Found in: Most liquid dishwashing detergents and hand soaps labeled “antibacterial.”
Health Risks: Triclosan is an aggressive antibacterial agent that can promote the growth of drug-resistant bacteria. Explains Sutton: “The American Medical Association has found no evidence that these antimicrobials make us healthier or safer, and they’re particularly concerned because they don’t want us overusing antibacterial chemicals — that’s how microbes develop resistance, and not just to these [household antibacterials], but also to real antibiotics that we need.” Other studies have now found dangerous concentrations of triclosan in rivers and streams, where it is toxic to algae. The EPA is currently investigating whether triclosan may also disrupt endocrine (hormonal) function. It is a probable carcinogen.
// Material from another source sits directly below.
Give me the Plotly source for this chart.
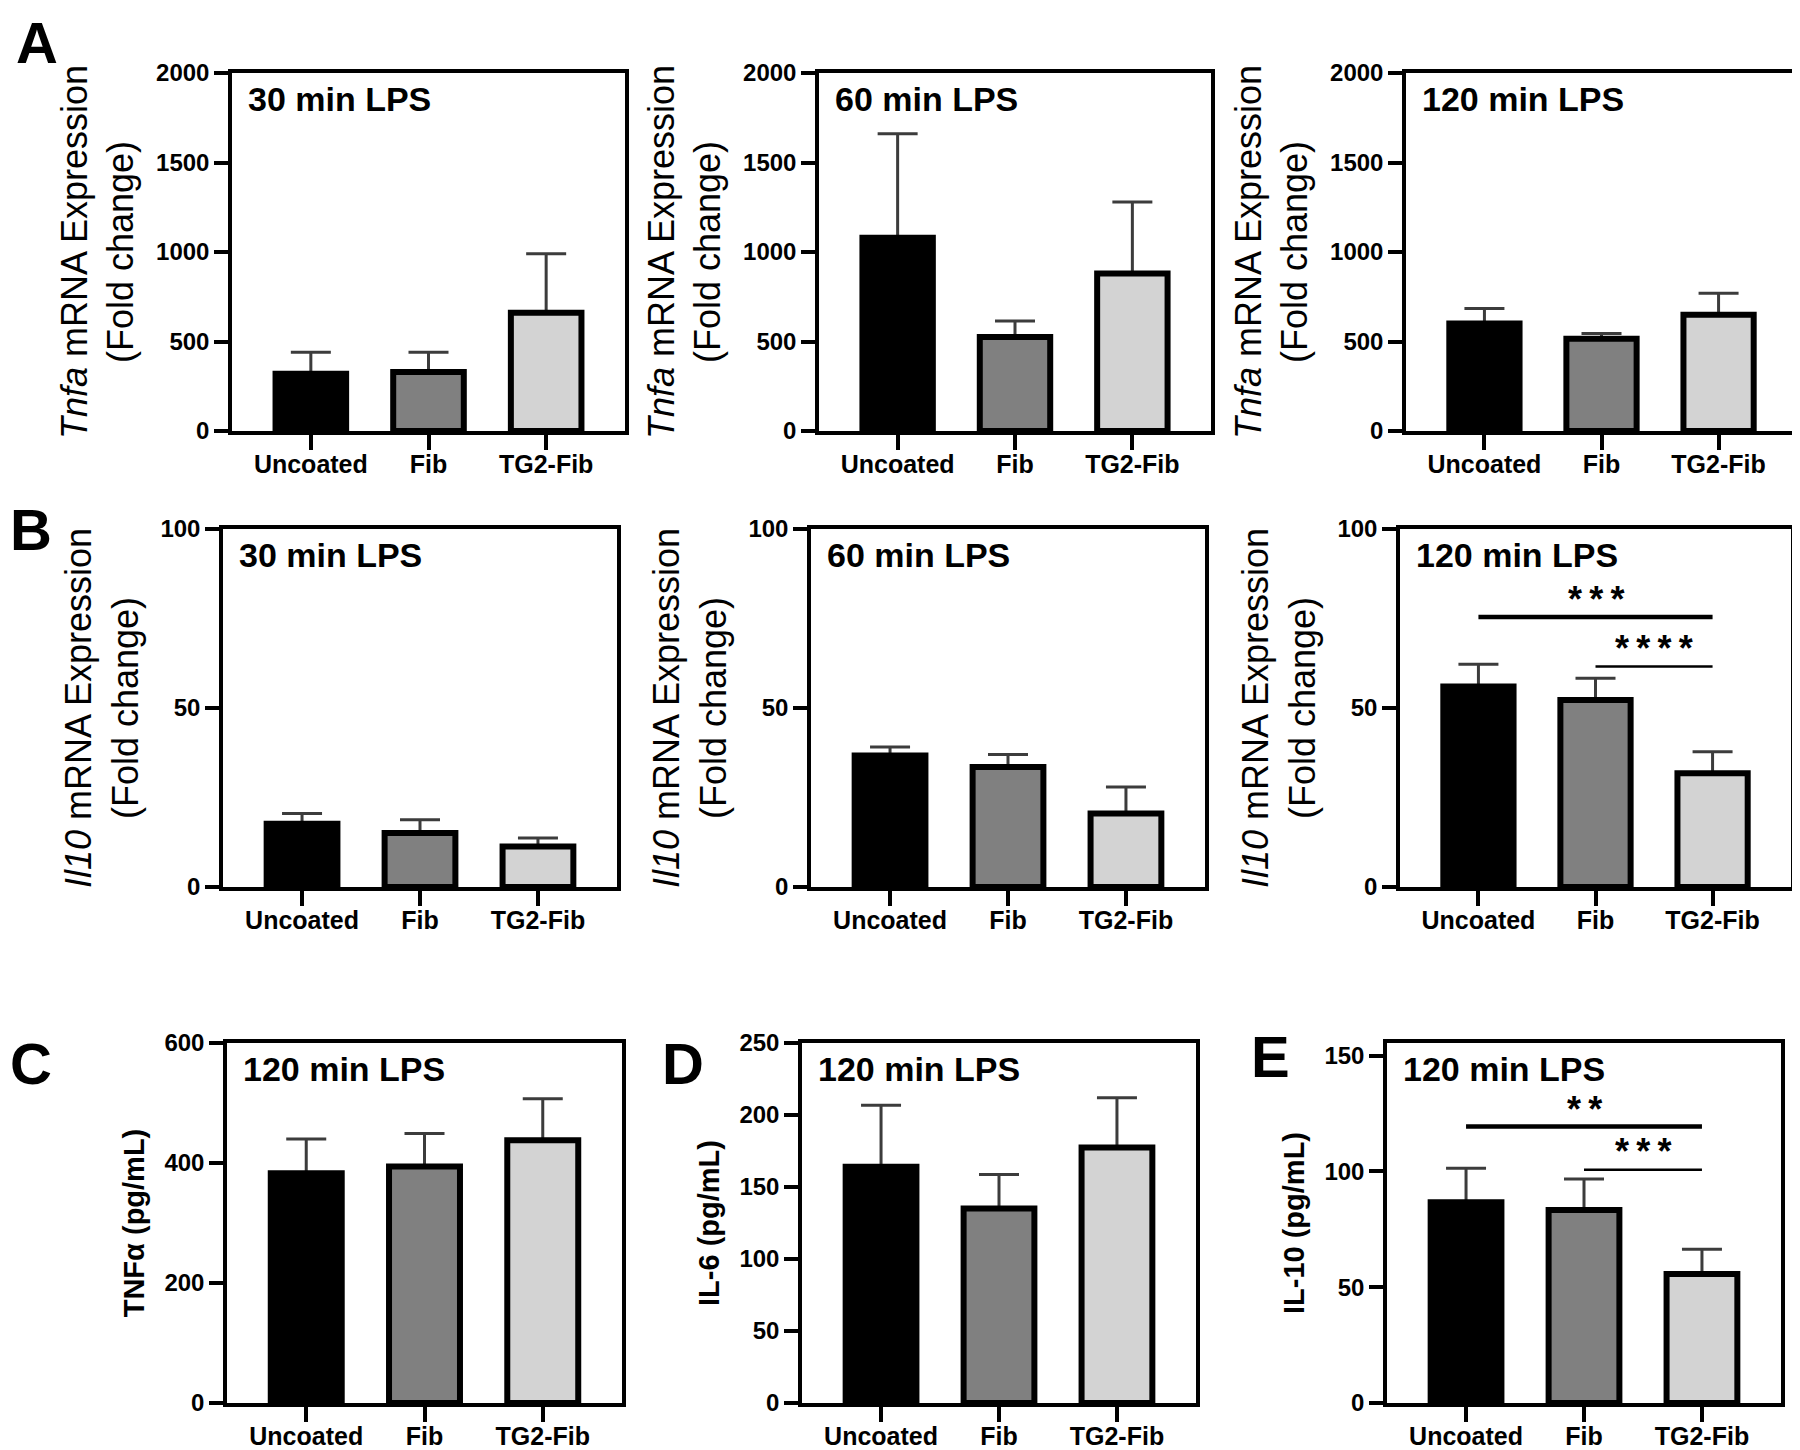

At press time, the agency was reviewing the safety of triclosan in consumer products.
Healthier Choice: Use simple detergents and soaps with short ingredient lists, and avoid antibacterial products with triclosan for home use. If you’re hooked on hand sanitizer, choose one that is alcohol-based and without triclosan.
4. Quarternary Ammonium Compounds, or “QUATS”
Found in: Fabric softener liquids and sheets, most household cleaners labeled “antibacterial.”
Health Risks: Quats are another type of antimicrobial, and thus pose the same problem as triclosan by helping breed antibiotic-resistant bacteria. They’re also a skin irritant; one 10-year study of contact dermatitis found quats to be one of the leading causes. According to Rebecca Sutton, PhD, a senior scientist at the Environmental Working Group (EWG), they’re also suspected as a culprit for respiratory disorders: “There’s evidence that even healthy people who are [exposed to quats] on a regular basis develop asthma as a result.”
Healthier Choice: You don’t really need fabric softener or dryer sheets to soften clothes or get rid of static: Simple vinegar works just as well. “Vinegar is the natural fabric softener of choice for many reasons,” explains Karyn Siegel-Maier in her book The Naturally Clean Home (Storey Publishing, 2008). “Not only is it nontoxic, it also removes soap residue in the rinse cycle and helps to prevent static cling in the dryer.” White vinegar is your best choice for general cleaning; other types can stain.
Alternatives to chemical disinfectants abound, including antibacterial, antifungal tea-tree oil. Mix a few drops of tea-tree oil and a tablespoon of vinegar with water in a spray bottle for a safe, germ killing, all-purpose cleaner. Add a couple of drops of lavender essential oil for scent.